The Softail, uniquely a “bought-in” frame, patented by Bill Davis (Google it), that owed more to style than function, set sales records (and generated long wait lists) immediately upon its introduction in late ’83 as a 1984 model… fitted with a four-speed for two model years. From 1986 Softails were five-speeds in (no surprise) yet another version of that frame. Several minor tweaks along the way, and the notable update, involving shock mounting in 1992, and that was it… until the year 2000 when it got completely redone for the Twin Cam engine (which also got “done” with counter-balancers). Now able to use that smooth motor for structural strength, the TC Softail frame mostly shed its welded-in seat post for a bolt-in stamped strut sorta thing… and lost a few pounds in the process. That frame lasted until, well, you know, Softail 3.0 in 2018! That frame sums up everything H-D has learned about making a stylish chassis actually perform! The shock location has moved up where almost all other similar frames park theirs and compliance has improved immeasurably, allowing a much stiffer frame to do its job. That leaves the Dyna.
Introduced with an Evo engine in 1991 the FXD frame was always flawed. Two reasons: first the positioning of the lower shock mounts about 6 inches in front of the rear axle… so it would look like old swingarm frames from the Shovelhead era. (Hey, it worked with Softails trying to look rigid… right?) Then, there was the decision to rubber mount the engine “fore and aft” with only two automotive-looking block-type mounts. Both decisions were (and are) liveable, but Dyna models had trouble with the mounts shearing that first year, and even when the rubber compound was changed to solve it, you were stuck with a harsh, handicapped rear suspension. Refinements ensued… notably the great stiffening of 2006! Maybe not perfect, but good enough that by the time the Dyna died in 2017, legions of fans bemoaned the fact. Can’t have been too bad then… huh? No FXR and no Softail 3.0… but determined riders could boogie pretty hard on an FXD anyway.
I’m bound to get an argument from aficionados… but the V-Rod was the right engine in the wrong frame (or vice-versa)… compared to what “could have been.” The engine is a pip, adapted from the race-only VR1000 as it was. But heavy as, well, “not a true sportbike” heavy, but the decision to make it a muscle bike as a result… somehow led to steering geometry and cornering clearance that definitely focused on a “point-and-shoot” finished product.
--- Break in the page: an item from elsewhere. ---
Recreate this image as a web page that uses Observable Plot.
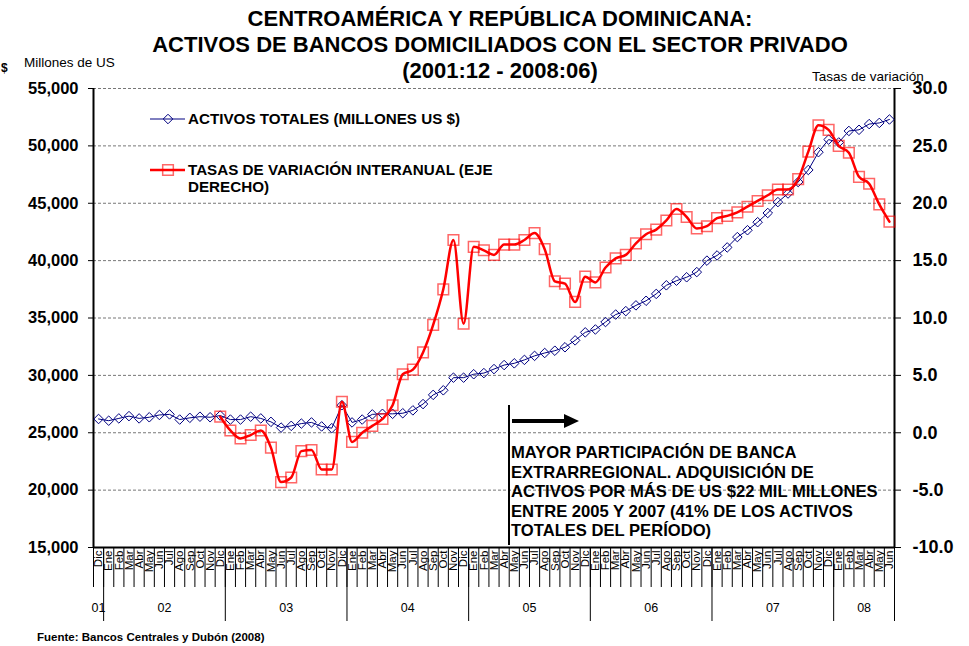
<!DOCTYPE html>
<html><head><meta charset="utf-8">
<script src="https://cdn.jsdelivr.net/npm/d3@7"></script>
<script src="https://cdn.jsdelivr.net/npm/@observablehq/plot@0.6"></script>
<style>
body{margin:0;background:#fff;}
#wrap{position:relative;width:969px;height:646px;}
</style></head><body><div id="wrap"></div>
<script>
// ---- data ----
const monthNames = ["Ene","Feb","Mar","Abr","May","Jun","Jul","Ago","Sep","Oct","Nov","Dic"];
const yearLabels = ["01","02","03","04","05","06","07","08"];
const startMonth = 12, startYear = 2001, nPeriods = 79; // 2001:12 .. 2008:06
// Activos totales (millones US$)
const activos = [26200,26050,26250,26450,26250,26350,26550,26600,26150,26300,26400,26350,
  26500,26150,26150,26400,26250,25950,25450,25600,25800,25900,25550,25400,
  27400,25900,26150,26600,26650,26650,26700,26950,27500,28300,28700,29800,
  29800,30100,30200,30550,30900,31050,31350,31700,31950,32150,32450,33050,
  33750,34000,34650,35300,35600,36100,36500,37100,37850,38250,38550,39000,
  40000,40450,41150,42050,42650,43350,44150,45100,45850,46850,47900,49450,
  50550,50300,51300,51400,51900,52000,52300];
// Tasas de variación interanual (%), from 2002:12
const tasas = [null,null,null,null,null,null,null,null,null,null,null,null,
  1.4,0.2,-0.5,-0.2,0.2,-1.3,-4.3,-3.9,-1.6,-1.5,-3.2,-3.2,
  2.7,-0.8,0.0,0.6,1.2,2.4,5.1,5.5,7.0,9.4,12.5,16.8,
  9.5,16.2,15.9,15.5,16.4,16.4,16.8,17.4,16.0,13.2,13.0,11.4,
  13.6,13.1,14.4,15.2,15.5,16.5,17.3,17.7,18.5,19.5,18.8,17.8,
  18.0,18.7,18.9,19.2,19.7,20.2,20.7,21.2,21.2,22.1,24.5,26.8,
  26.4,25.0,24.4,22.3,21.7,19.9,18.4];
const leftTicks = [15000,20000,25000,30000,35000,40000,45000,50000,55000];

// ---- derived tables ----
const periods = d3.range(nPeriods).map(i => {
  const m = (startMonth - 1 + i) % 12;
  const y = startYear + Math.floor((startMonth - 1 + i) / 12);
  return {i, month: monthNames[m], yi: y - startYear, activos: activos[i], tasa: tasas[i]};
});
const toLeft = p => 15000 + (p + 10) * 1000;   // right axis (-10..30) onto left scale
const redData = periods.filter(d => d.tasa != null);
const yearGroups = d3.groups(periods, d => d.yi).map(([yi, arr]) => ({
  label: yearLabels[yi], c: (arr[0].i + arr[arr.length-1].i) / 2,
  end: arr[arr.length-1].i + 0.5
}));
const monthBounds = d3.range(nPeriods + 1).map(i => i - 0.5);
const yearBounds = yearGroups.map(g => g.end);

const font = "'Liberation Sans', Arial, sans-serif";
const plot = Plot.plot({
  width: 969, height: 646,
  marginTop: 88, marginBottom: 99, marginLeft: 93, marginRight: 75,
  style: {fontFamily: font, fontSize: "12px", color: "black", background: "white", overflow: "visible"},
  x: {domain: [-0.5, nPeriods - 0.5], axis: null},
  y: {domain: [15000, 55000], axis: null},
  marks: [
    Plot.gridY(leftTicks.slice(1), {stroke: "#777", strokeOpacity: 1, strokeDasharray: "3,2"}),
    Plot.axisY(leftTicks, {anchor: "left", tickSize: 5, tickPadding: 10, tickFormat: d3.format(","),
      fontSize: 16.5, fontWeight: "bold", label: null}),
    Plot.axisY(leftTicks, {anchor: "right", tickSize: 6, tickPadding: 12,
      tickFormat: v => ((v - 15000) / 1000 - 10).toFixed(1), fontSize: 18, fontWeight: "bold", label: null}),
    // month cell ticks and year separators
    Plot.axisX(monthBounds, {anchor: "bottom", tickSize: 40, tickFormat: () => "", label: null}),
    Plot.axisX(yearBounds, {anchor: "bottom", tickSize: 74, tickFormat: () => "", label: null}),
    Plot.text(periods, {x: "i", text: "month", frameAnchor: "bottom", rotate: -90, textAnchor: "end",
      lineAnchor: "middle", dy: 3, fontSize: 11.5}),
    Plot.text(yearGroups, {x: "c", text: "label", frameAnchor: "bottom", dy: 60, lineAnchor: "middle", fontSize: 12.5}),
    // frame
    Plot.ruleX([-0.5, nPeriods - 0.5], {stroke: "black", strokeWidth: 2}),
    Plot.ruleY([15000], {stroke: "black", strokeWidth: 2}),
    // series
    Plot.line(periods, {x: "i", y: "activos", stroke: "#000080", strokeWidth: 1}),
    Plot.dot(periods, {x: "i", y: "activos", symbol: "diamond2", r: 4.3, stroke: "#000080", strokeWidth: 1, fill: "none"}),
    Plot.line(redData, {x: "i", y: d => toLeft(d.tasa), stroke: "#ff0000", strokeWidth: 2.5, curve: "monotone-x"}),
    Plot.dot(redData, {x: "i", y: d => toLeft(d.tasa), symbol: "square", r: 6, stroke: "#ff0000", strokeOpacity: 0.6, strokeWidth: 1.5, fill: "none"})
  ]
});
document.getElementById("wrap").appendChild(plot);

// ---- titles, legend, annotation ----
const svg = d3.select(plot);
const g = svg.append("g").attr("font-family", font).attr("fill", "black");
const T = (x, y, s, size, weight, anchor) => g.append("text").attr("x", x).attr("y", y).text(s)
  .attr("font-size", size).attr("font-weight", weight || "normal").attr("text-anchor", anchor || "start");
T(500, 26, "CENTROAMÉRICA Y REPÚBLICA DOMINICANA:", 22, "bold", "middle");
T(500, 52, "ACTIVOS DE BANCOS DOMICILIADOS CON EL SECTOR PRIVADO", 22, "bold", "middle");
T(500, 78, "(2001:12 - 2008:06)", 22, "bold", "middle");
T(24, 67, "Millones de US", 13.5);
T(1, 72, "$", 12, "bold");
T(812, 81, "Tasas de variación", 13.5);
T(37, 641, "Fuente: Bancos Centrales y Dubón (2008)", 11.5, "bold");

// legend
g.append("line").attr("x1", 150).attr("x2", 185).attr("y1", 119).attr("y2", 119).attr("stroke", "#000080");
g.append("path").attr("d", d3.symbol(d3.symbolDiamond2, Math.PI * 4.3 * 4.3)()).attr("transform", "translate(168,119)")
  .attr("fill", "none").attr("stroke", "#000080");
T(188, 124, "ACTIVOS TOTALES (MILLONES US $)", 15.2, "bold");
g.append("line").attr("x1", 150).attr("x2", 185).attr("y1", 170).attr("y2", 170).attr("stroke", "#ff0000").attr("stroke-width", 2.5);
g.append("path").attr("d", d3.symbol(d3.symbolSquare, Math.PI * 36)()).attr("transform", "translate(168,170)")
  .attr("fill", "none").attr("stroke", "#ff0000").attr("stroke-opacity", 0.6).attr("stroke-width", 1.5);
T(188, 175, "TASAS DE VARIACIÓN INTERANUAL (EJE", 15.2, "bold");
T(188, 192, "DERECHO)", 15.2, "bold");

// annotation
g.append("line").attr("x1", 509).attr("x2", 509).attr("y1", 405).attr("y2", 545).attr("stroke", "black").attr("stroke-width", 2);
g.append("line").attr("x1", 512).attr("x2", 566).attr("y1", 421).attr("y2", 421).attr("stroke", "black").attr("stroke-width", 4);
g.append("path").attr("d", "M564,414L579,421L564,428Z").attr("fill", "black");
const notes = ["MAYOR PARTICIPACIÓN DE BANCA", "EXTRARREGIONAL. ADQUISICIÓN DE",
  "ACTIVOS POR MÁS DE US $22 MIL MILLONES", "ENTRE 2005 Y 2007 (41% DE LOS ACTIVOS", "TOTALES DEL PERÍODO)"];
notes.forEach((s, k) => T(511, 458 + k * 19.5, s, 16.6, "bold"));
</script></body></html>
Wide tire versions that came later made that focus even clearer. The basic frame was rigid enough for duty in that arena and clever in the use of removable lower rails for engine service… but a 67” wheelbase? Really? Longer than a Softail! Seriously! Am I alone in thinking a more sport touring-oriented chassis would have given the VRSC a wider appeal than it ultimately ever had? A one-trick pony gets a bit boring after all.
Look at the photo hereabouts. Nothing special in the Street frame at first glance… huh? Arguably, the best part is it works as planned for all-around riding—and—was designed from scratch to provide places to put things… things like ECM, BCM, modules and relays galore… to name the obvious. A lift of the seat and a look around will show those areas are pretty much stuffed with stuff that’s well hidden. (More than you can say for Sportsters.) Where it might stand improvement is sex appeal, detail finish and places to put things… things like passengers, luggage and add-on accessories. No mistake, H-D provided what they wanted to offer… but not much and not aftermarket. In spite of an update (the Street Rod) to make the “platform” seem more “sporty,” the existing frame and associated geometry ensures that you needn’t hit a race track to find the bike’s limits. I have to believe the platform could stand the addition of another frame and a model (or two) which you would want to take to track days… because it worked so well on the road. Excuse me… the “Street!”